Kathryn Mackenzie has basically had to apologize for her kids. Her sons Gabriel, 2, and Jacob, 5, make noise in their Abbotsford, B.C. strata, a multi-level housing complex with shared areas, much like a condo. The couple who live below them in the wood framed complex frequently made it known they were none too happy with the noise.

"Every time the boys fell down or dropped a toy, every time I opened a closet, she would start banging on her walls or the ceiling," Mackenzie told the CBC. The complaints started over a year ago. The neighbours e-mailed Mackenzie to say the kids were "constantly running back and forth and...jumping and stomping all day long." So far, she has received two $50 fines from the strata council for excessive noise, according to the CBC.

Last month, Mackenzie received a final warning from her complex's property management company saying that further complaints will result in fines "without warning."

After living in the "family friendly" complex for five years, Mackenzie told the CBC she and her husband now plan to sell and move out. "We can't afford to pay a family noise fee just to live in our home," she said.

Parents with small kids clashing with neighbours over noise is a conflict we'll see more of as more families opt to live in condos, says June Donaldson, a Calgary-based condo owner advocate.

"For many young people, to have the home ownership experience, their first step is often condo living," she says. But, she adds, "Condos can be absolute cesspools of conflict."

Close-quarters living amplifies grievances, especially when everything your neighbours do is audible to you.

"You're going to hear the neighbour's cupboard doors probably open and close, and you'll probably hear when they vacuum," says Tony Gioventu, executive director of the Condominium Home Owners' Association of B.C. "Sometimes you can hear when a toilet flushes or a washing machine is running."

Strata councils are often "inundated" with noise complaints, he says. "People end up getting in to hostile relationships with each other. They start out as good neighbours. Next thing you know they're at war with each other, so every little bit of noise that they hear becomes a complaint they want investigated," he says.

Sometimes people can work out their problems amongst themselves. But not always. "Sometimes the disputes go to the point where people just can't live together any more so one or the other moves," Gioventu says.

That's where Mackenzie, her husband and their children have wound up with their neighbours.

I don't know how loud her boys are. Maybe they're absolute terrors. I reached out to Mackenzie to talk but she hasn't responded yet. But from what I do know about her situation, it's hard not to sympathize.

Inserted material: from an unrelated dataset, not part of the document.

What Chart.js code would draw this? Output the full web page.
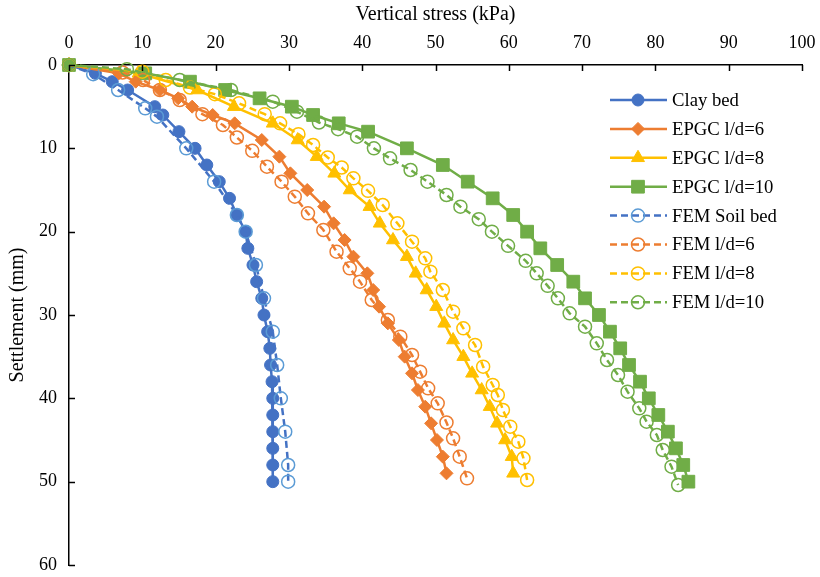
<!DOCTYPE html>
<html>
<head>
<meta charset="utf-8">
<script src="https://cdn.jsdelivr.net/npm/chart.js@4/dist/chart.umd.min.js"></script>
<style>
  html, body { margin: 0; padding: 0; background: #fff; }
  #wrap { width: 820px; height: 577px; position: relative; }
</style>
</head>
<body>
<div id="wrap"><canvas id="c" width="820" height="577"></canvas></div>
<script>
// ---- Data (settlement in mm, vertical stress in kPa) ----
const seriesNames = ["Clay bed", "EPGC l/d=6", "EPGC l/d=8", "EPGC l/d=10",
                     "FEM Soil bed", "FEM l/d=6", "FEM l/d=8", "FEM l/d=10"];

const clayStress = [0,3.6,5.9,8.0,11.7,12.8,15.0,17.2,18.8,20.5,21.9,22.9,24.1,24.4,25.1,25.6,26.3,26.6,27.1,27.4,27.5,27.7,27.8,27.8,27.8,27.8,27.8,27.8];
const claySettle = [0,1,2,3,5,6,8,10,12,14,16,18,20,22,24,26,28,30,32,34,36,38,40,42,44,46,48,50];

const epgc6Stress = [0,6.8,9.1,12.4,14.9,16.8,19.6,22.6,26.3,28.7,30.2,32.5,34.8,36.1,37.6,38.8,40.7,41.5,42.3,43.5,45.0,45.8,46.8,47.6,48.6,49.4,50.2,51.0,51.5];
const epgc6Settle = [0,1,2,3,4,5,6,7,9,11,13,15,17,19,21,23,25,27,29,31,33,35,37,39,41,43,45,47,49];

const epgc8Stress = [0,9.5,17.5,22.5,27.8,31.2,33.8,36.2,38.3,41.0,42.4,44.2,46.1,47.3,48.8,50.1,51.2,52.4,53.8,55.0,56.3,57.4,58.4,59.5,60.4,60.6];
const epgc8Settle = [0,1,3,5,7,9,11,13,15,17,19,21,23,25,27,29,31,33,35,37,39,41,43,45,47,49];

const epgc10Stress = [0,10.4,16.5,21.3,26.0,30.4,33.3,36.8,40.8,46.1,51.0,54.4,57.8,60.6,62.5,64.3,66.6,68.8,70.4,72.3,73.8,75.2,76.4,77.9,79.1,80.4,81.7,82.8,83.8,84.5];
const epgc10Settle = [0,1,2,3,4,5,6,7,8,10,12,14,16,18,20,22,24,26,28,30,32,34,36,38,40,42,44,46,48,50];

const femSoilStress = [0,3.3,6.7,10.4,12.0,16.0,19.8,22.9,24.1,25.5,26.6,27.8,28.4,28.9,29.5,29.9,29.9];
const femSoilSettle = [0,1.1,3,5.2,6.2,10,14,18,20,24,28,32,36,40,44,48,50];

const fem6Stress = [0,7.3,10.1,12.4,15.1,18.2,21.0,22.9,25.0,27.0,29.0,30.8,32.6,34.7,36.5,38.3,39.7,41.3,43.5,45.2,46.8,47.9,49.0,50.3,51.5,52.4,53.3,54.3];
const fem6Settle = [0,0.9,1.8,3,4.2,5.9,7.2,8.7,10.3,12.2,14,15.8,17.8,19.8,22.4,24.4,26,28.2,30.6,32.6,34.8,36.8,38.8,40.6,42.9,44.8,47,49.6];

const fem8Stress = [0,10.0,13.2,16.5,19.9,23.2,26.7,28.8,31.3,33.3,35.3,37.2,38.8,40.8,42.8,44.8,46.8,48.6,49.3,51.0,52.4,53.8,55.4,56.5,57.8,58.5,59.2,60.2,61.3,62.0,62.5];
const fem8Settle = [0,0.8,1.8,2.7,3.5,4.6,5.9,7,8.3,9.6,11.1,12.3,13.6,15.1,16.8,19,21.2,23.2,24.8,27,29.6,31.6,33.6,36.2,38.4,39.6,41.4,43.4,45.2,47.2,49.8];

const fem10Stress = [0,7.9,15.1,22.1,27.8,31.1,34.1,36.7,39.3,41.6,43.8,46.6,48.9,51.5,53.4,55.9,57.7,59.9,62.3,63.8,65.3,66.7,68.3,70.4,72.0,73.4,74.9,76.2,77.8,78.8,80.2,81.0,82.2,83.1];
const fem10Settle = [0,0.5,1.8,3,4.4,5.6,6.9,7.7,8.6,10,11.2,12.6,14,15.6,17,18.5,20,21.7,23.5,25,26.5,28,29.8,31.4,33.4,35.4,37.2,39.2,41.2,42.8,44.4,46.2,48.2,50.4];

const xTickValues = [0,10,20,30,40,50,60,70,80,90,100];
const yTickValues = [0,10,20,30,40,50,60];

// ---- Styles ----
const BLUE = '#4472C4', LBLUE = '#5B9BD5', ORANGE = '#ED7D31', YELLOW = '#FFC000', GREEN = '#70AD47';
const SERIF = '"Liberation Serif", "Times New Roman", serif';

function pts(xs, ys) { return xs.map((v, i) => ({ x: v, y: ys[i] })); }

function solid(label, xs, ys, color, style, r, order) {
  return { label, data: pts(xs, ys), showLine: true, borderColor: color, backgroundColor: color,
    borderWidth: 2.5, pointStyle: style, pointRadius: r, pointBackgroundColor: color,
    pointBorderColor: color, pointBorderWidth: 1, clip: false, order };
}
function dashed(label, xs, ys, lineColor, markColor, order) {
  return { label, data: pts(xs, ys), showLine: true, borderColor: lineColor, backgroundColor: 'rgba(0,0,0,0)',
    borderWidth: 2.5, borderDash: [7, 4], pointStyle: 'circle', pointRadius: 6.5,
    pointBackgroundColor: 'rgba(255,255,255,0)', pointBorderColor: markColor, pointBorderWidth: 1.5,
    clip: false, order };
}

const datasets = [
  solid(seriesNames[0], clayStress, claySettle, BLUE, 'circle', 6, 8),
  solid(seriesNames[1], epgc6Stress, epgc6Settle, ORANGE, 'rectRot', 6.5, 7),
  solid(seriesNames[2], epgc8Stress, epgc8Settle, YELLOW, 'triangle', 7.5, 6),
  solid(seriesNames[3], epgc10Stress, epgc10Settle, GREEN, 'rect', 9, 5),
  dashed(seriesNames[4], femSoilStress, femSoilSettle, BLUE, LBLUE, 4),
  dashed(seriesNames[5], fem6Stress, fem6Settle, ORANGE, ORANGE, 3),
  dashed(seriesNames[6], fem8Stress, fem8Settle, YELLOW, YELLOW, 2),
  dashed(seriesNames[7], fem10Stress, fem10Settle, GREEN, GREEN, 1),
];

// inside tick marks
const insideTicks = {
  id: 'insideTicks',
  afterDatasetsDraw(chart) {
    const ctx = chart.ctx, xs = chart.scales.x, ys = chart.scales.y, a = chart.chartArea;
    ctx.save();
    ctx.strokeStyle = '#000'; ctx.lineWidth = 1.5;
    xTickValues.forEach(v => {
      const px = Math.round(xs.getPixelForValue(v)) + 0.5;
      ctx.beginPath(); ctx.moveTo(px, a.top); ctx.lineTo(px, a.top + 6); ctx.stroke();
    });
    yTickValues.forEach(v => {
      const py = Math.round(ys.getPixelForValue(v)) + 0.5;
      ctx.beginPath(); ctx.moveTo(a.left, py); ctx.lineTo(a.left + 6, py); ctx.stroke();
    });
    ctx.restore();
  }
};

// custom legend inside chart area
function drawMarker(ctx, ds, x, y) {
  const opts = { pointStyle: ds.pointStyle, radius: ds.pointRadius, borderWidth: ds.pointBorderWidth, rotation: 0 };
  ctx.save();
  ctx.fillStyle = ds.pointBackgroundColor;
  ctx.strokeStyle = ds.pointBorderColor;
  ctx.lineWidth = ds.pointBorderWidth;
  ctx.setLineDash([]);
  Chart.helpers.drawPoint(ctx, opts, x, y);
  ctx.restore();
}
const innerLegend = {
  id: 'innerLegend',
  afterDraw(chart) {
    const ctx = chart.ctx;
    const x0 = 610, x1 = 667, xm = 638, xt = 672, y0 = 100, dy = 28.9;
    ctx.save();
    chart.data.datasets.forEach((ds, i) => {
      const y = y0 + i * dy;
      ctx.strokeStyle = ds.borderColor; ctx.lineWidth = ds.borderWidth;
      ctx.setLineDash(ds.borderDash || []);
      ctx.beginPath(); ctx.moveTo(x0, y); ctx.lineTo(x1, y); ctx.stroke();
      drawMarker(ctx, ds, xm, y);
      ctx.fillStyle = '#000'; ctx.font = '18.7px ' + SERIF;
      ctx.textAlign = 'left'; ctx.textBaseline = 'middle';
      ctx.fillText(ds.label, xt, y + 1);
    });
    ctx.restore();
  }
};

new Chart(document.getElementById('c'), {
  type: 'scatter',
  data: { datasets },
  options: {
    responsive: false,
    animation: false,
    layout: { padding: { left: 0, top: 0, right: 18, bottom: 12 } },
    plugins: { legend: { display: false }, tooltip: { enabled: false } },
    scales: {
      x: {
        type: 'linear', position: 'top', min: 0, max: 100,
        afterFit(s) { s.height = 65; s.paddingLeft = 0; s.paddingRight = 0; },
        afterBuildTicks(s) { s.ticks = xTickValues.map(v => ({ value: v })); },
        grid: { display: false, drawTicks: false, tickLength: 0 },
        border: { display: true, color: '#000', width: 1.5 },
        ticks: { color: '#000', font: { family: SERIF, size: 18 }, padding: 11, maxRotation: 0 },
        title: { display: true, text: 'Vertical stress (kPa)', color: '#000', font: { family: SERIF, size: 20 }, padding: { top: 3, bottom: 0 } }
      },
      y: {
        type: 'linear', reverse: true, min: 0, max: 60,
        afterFit(s) { s.width = 69; s.paddingTop = 0; s.paddingBottom = 0; },
        afterBuildTicks(s) { s.ticks = yTickValues.map(v => ({ value: v })); },
        grid: { display: false, drawTicks: false, tickLength: 0 },
        border: { display: true, color: '#000', width: 1.5 },
        ticks: { color: '#000', font: { family: SERIF, size: 18 }, padding: 12 },
        title: { display: true, text: 'Settlement (mm)', color: '#000', font: { family: SERIF, size: 20 }, padding: { top: 6, bottom: 0 } }
      }
    }
  },
  plugins: [insideTicks, innerLegend]
});
</script>
</body>
</html>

"I have a two-year-old. He does scream. He has tantrums... I know it's really loud. He's supposed to be loud. He's two-years-old and there's nothing I can do to stop that," she told the CBC.

I'd also love to talk to her neighbours. As a parent of two small kids myself, it's hard to hear "couple complains about noisy kids" and not think they're heartless. But then, everyone has the right to peace and quiet in their home, heartless or not. So I'm not going to choose sides. I'm not going to try to offer proof why either neighbour is right or wrong.

All I want to offer is a lament. It's one that has to do with something you become hyper-conscious of as a parent.

A few years ago, I was talking to an urban planner in Toronto. He said the biggest issue facing cities isn't transit or resources or any of the typical problems you hear about in urban planning. The big issue, he said, is figuring out how we can all get along with each other. The closer we get to each other, the more unavoidable we all become, the more we can get on each others' nerves.

Figuring out how to get along isn't just about manners. Being polite is little more than going through the motions of what civil society requires. It's more to do with empathy. It's acknowledging that we're all in this together.

It's telling that Mackenzie's neighbours complained about noise in an e-mail to her. They didn't knock on her door and talk to her face to face. Maybe if they had, they would have gotten to like those kids and come to know Mackenzie and her husband. And that way, maybe, they could work out their differences between themselves.

No one gets to live alone in the world. We are all part of communities, whether we like it or not. That doesn't mean we have to love everyone else's kids all the time. But it does mean we should try to understand what other people are going through, and talk to each other as adults with mutual respect, kids or not.

We need to bridge the gap between living side by side and being neighbours.

Editor's note: The couple that lives below Kathryn Mackenzie are not retired. Incorrect information appeared in the original version of this article.